The Psychology of Habit Tracking: Why Counting Matters
ZillyTools Team
We all want to read more, drink more water, and exercise daily. But motivation is fleeting. When motivation fades, systems must take over. And one of the most powerful systems is simple tracking.
The Seinfeld Strategy
Comedian Jerry Seinfeld famously used a giant wall calendar. Every day he wrote a joke, he put a big red 'X' over that day. After a few days, he had a chain. His only rule? "Don't break the chain."
Visual Proof of Progress
The human brain struggles with delayed gratification. Working out today doesn't give you a six-pack tomorrow. Habit tracking provides immediate visual proof that you did the right thing, delivering a small hit of dopamine to keep you going.
Why Simple Counters Work Best
Many habit tracking apps are overly complex. They require you to set up goals, tags, and charts. This creates friction. If tracking the habit is harder than doing the habit, you will quit.
This is why we built Zilly Clicker. It's a dead-simple counter app. Did you drink a glass of water? Click. Did you do 10 pushups? Click. It reduces the friction of tracking to a single tap.
"What gets measured gets managed. But what gets tracked effortlessly gets repeated."

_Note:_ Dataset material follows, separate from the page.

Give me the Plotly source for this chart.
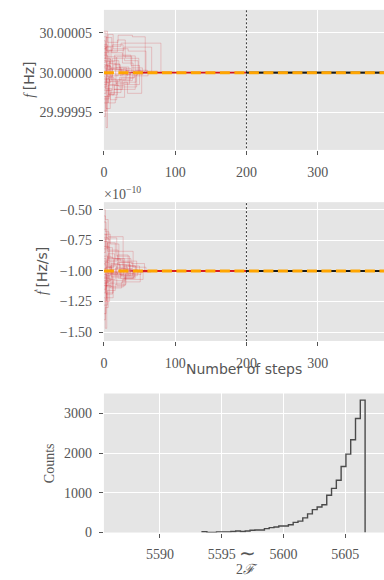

The "Two-Minute Rule" for New Habits
When starting a new habit, scale it down so it takes less than two minutes to do. Don't aim to "read a book a week." Aim to "read one page a day." Once you read the page, click your tracker. The goal is to establish the identity of someone who reads, not to achieve a massive milestone immediately.
Conclusion
Don't rely on willpower. Rely on visual tracking. Get a simple counter, start small, and whatever you do—don't break the chain.